#### [Task to complete]
The lines from the top of the material below through the line containing "import seaborn as sns" are to be printed exactly, with pictures omitted.

#### [Data provided]

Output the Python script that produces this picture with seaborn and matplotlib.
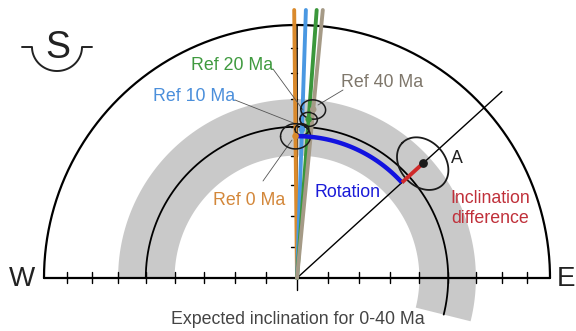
import numpy as np
import pandas as pd
import matplotlib
matplotlib.use("Agg")
import matplotlib.pyplot as plt
import seaborn as sns

# reference poles (declination rel. to north-up, inclination, a95) in degrees
ref_names = ["Ref 0 Ma", "Ref 10 Ma", "Ref 20 Ma", "Ref 40 Ma"]
ref_dec = [-0.6, 1.9, 4.2, 5.5]
ref_inc = [43.3, 40.9, 37.2, 33.5]
ref_a95 = [4.4, 2.0, 2.5, 3.5]
ref_colors = ["#da8a2c", "#4a98e2", "#3b973b", "#a59a86"]
label_colors = ["#d3873a", "#4b8fdb", "#3f9a3f", "#7f776b"]

# observed site A
site_dec = 47.7
site_inc = 33.1
site_a95 = 8.2

# expected inclination for 0-40 Ma and its range
exp_inc = 40.0
exp_lo, exp_hi = 30.0, 50.0
arc_start, arc_end = -90.0, 104.0

tick_inc = [10, 20, 30, 40, 50, 60, 70, 80]

R = 253.0  # primitive radius in pixels
CX, CY = 297, 278


def ea(dec, inc):
    # equal-area projection, centre = vertical
    p = np.radians(90 - np.asarray(inc, float))
    r = R * np.sqrt(2) * np.sin(p / 2)
    d = np.radians(dec)
    return r * np.sin(d), r * np.cos(d)


def small_circle(dec, inc, a95, n=120):
    d, i = np.radians(dec), np.radians(inc)
    v = np.array([np.cos(i) * np.cos(d), np.cos(i) * np.sin(d), np.sin(i)])
    u = np.cross(v, [0, 0, 1.0])
    u /= np.linalg.norm(u)
    w = np.cross(v, u)
    a = np.radians(a95)
    t = np.linspace(0, 2 * np.pi, n)
    pts = (np.outer(np.cos(a) * np.ones(n), v) +
           np.sin(a) * (np.outer(np.cos(t), u) + np.outer(np.sin(t), w)))
    inc_c = np.degrees(np.arcsin(np.clip(pts[:, 2], -1, 1)))
    dec_c = np.degrees(np.arctan2(pts[:, 1], pts[:, 0]))
    return ea(dec_c, inc_c)


def px(x, y):
    return x - CX, CY - y


sns.set_style("white")
plt.rcParams['font.family'] = ['Liberation Sans', 'DejaVu Sans']

fig = plt.figure(figsize=(5.76, 3.31), dpi=100)
ax = fig.add_axes([0, 0, 1, 1])
ax.set_xlim(-CX, 576 - CX)
ax.set_ylim(CY - 331, CY)
ax.axis("off")

# gray band of expected inclination range
ang = np.linspace(arc_start, arc_end, 300)
xo, yo = ea(ang, np.full_like(ang, exp_lo))
xi, yi = ea(ang[::-1], np.full_like(ang, exp_hi))
ax.fill(np.r_[xo, xi], np.r_[yo, yi], color="#c9c9c9", lw=0, zorder=1)

# expected inclination line
xe, ye = ea(ang, np.full_like(ang, exp_inc))
ax.plot(xe, ye, color="black", lw=1.3, zorder=2)

# primitive semicircle and horizontal axis
th = np.linspace(-90, 90, 300)
ax.plot(R * np.sin(np.radians(th)), R * np.cos(np.radians(th)), color="black", lw=1.6, zorder=2)
ax.plot([-R, R], [0, 0], color="black", lw=1.6, zorder=2)
ax.plot([0, 0], [0, R], color="black", lw=1.2, zorder=2)

# ticks
for inc in tick_inc:
    xt, _ = ea(90, inc)
    ax.plot([xt, xt], [-5, 6], color="black", lw=1.0, zorder=2)
    ax.plot([-xt, -xt], [-5, 6], color="black", lw=1.0, zorder=2)
    _, yt = ea(0, inc)
    ax.plot([-6, 0], [yt, yt], color="black", lw=1.0, zorder=2)
ax.plot([0, 0], [0, -12], color="black", lw=1.0, zorder=2)

# diagonal through site A
dd = np.radians(site_dec)
ax.plot([0, 1.095 * R * np.sin(dd)], [0, 1.095 * R * np.cos(dd)], color="black", lw=1.0, zorder=2)

# reference rays
rows = []
for name, dec in zip(ref_names, ref_dec):
    L = 268 / np.cos(np.radians(dec))
    rows.append({"ref": name, "x": 0.0, "y": 0.0, "k": 0})
    rows.append({"ref": name, "x": L * np.sin(np.radians(dec)), "y": L * np.cos(np.radians(dec)), "k": 1})
rays = pd.DataFrame(rows)
for name, col in zip(ref_names, ref_colors):
    sub = rays[rays["ref"] == name]
    sns.lineplot(data=sub, x="x", y="y", color=col, lw=2.8, sort=False,
                 estimator=None, legend=False, ax=ax, zorder=3)

# confidence circles
for dec, inc, a in zip(ref_dec, ref_inc, ref_a95):
    xc, yc = small_circle(dec, inc, a)
    ax.plot(xc, yc, color="#1a1a1a", lw=1.1, zorder=4)
xc, yc = small_circle(site_dec, site_inc, site_a95)
ax.plot(xc, yc, color="#1a1a1a", lw=1.3, zorder=4)

# rotation arc and inclination difference
rot = np.linspace(ref_dec[0], site_dec, 100)
xr, yr = ea(rot, np.full_like(rot, ref_inc[0]))
ax.plot(xr, yr, color="#1212e0", lw=3.2, zorder=5, solid_capstyle="butt")
x1, y1 = ea(site_dec, ref_inc[0])
x2, y2 = ea(site_dec, site_inc)
ax.plot([x1, x2], [y1, y2], color="#d02a2a", lw=2.8, zorder=5, solid_capstyle="butt")

# pole dots
dots = pd.DataFrame({"x": ea(np.array(ref_dec), ref_inc)[0],
                     "y": ea(np.array(ref_dec), ref_inc)[1], "ref": ref_names})
sns.scatterplot(data=dots, x="x", y="y", hue="ref", palette=ref_colors, s=22,
                edgecolor="none", legend=False, ax=ax, zorder=6)
ax.scatter([x2], [y2], s=28, color="#1a1a1a", zorder=6)

# leader lines
leaders = [((263, 181), (292, 140)), ((235, 100), (296, 124)),
           ((273, 69), (303, 110)), ((343, 90), (318, 105))]
for (a, b) in leaders:
    p1, p2 = px(*a), px(*b)
    ax.plot([p1[0], p2[0]], [p1[1], p2[1]], color="#555555", lw=0.6, zorder=3.5)

fs = 12.8
lab_pos = [(249, 205), (194, 101), (232, 70), (382, 87)]
for name, pos, col in zip(ref_names, lab_pos, label_colors):
    ax.text(*px(*pos), name, color=col, fontsize=fs, ha="center", va="baseline", zorder=7)
ax.text(*px(347, 197), "Rotation", color="#1a1ad8", fontsize=fs, ha="center", va="baseline", zorder=7)
ax.text(*px(490, 203), "Inclination", color="#c0303a", fontsize=fs, ha="center", va="baseline", zorder=7)
ax.text(*px(490, 223), "difference", color="#c0303a", fontsize=fs, ha="center", va="baseline", zorder=7)
ax.text(*px(457, 163), "A", color="#222222", fontsize=fs, ha="center", va="baseline", zorder=7)
ax.text(*px(22, 286), "W", color="#222222", fontsize=20, ha="center", va="baseline")
ax.text(*px(557, 286), "E", color="#222222", fontsize=20, ha="left", va="baseline")
ax.text(*px(298, 324), "Expected inclination for 0-40 Ma", color="#444444", fontsize=fs,
        ha="center", va="baseline")

# "S" view symbol: letter above a half-circle cup
ax.text(*px(58, 57.5), "S", color="#222222", fontsize=27, ha="center", va="baseline")
t = np.linspace(np.pi, 2 * np.pi, 60)
sx = np.r_[22, 57 + 25 * np.cos(t), 92]
sy = np.r_[47, 47 - 24 * np.sin(t), 47]
ax.plot(sx - CX, CY - sy, color="#222222", lw=1.4)

fig.savefig("out.png", dpi=100)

#### [Reply to the exercise]
Output the Python script that produces this picture with seaborn and matplotlib.
import numpy as np
import pandas as pd
import matplotlib
matplotlib.use("Agg")
import matplotlib.pyplot as plt
import seaborn as sns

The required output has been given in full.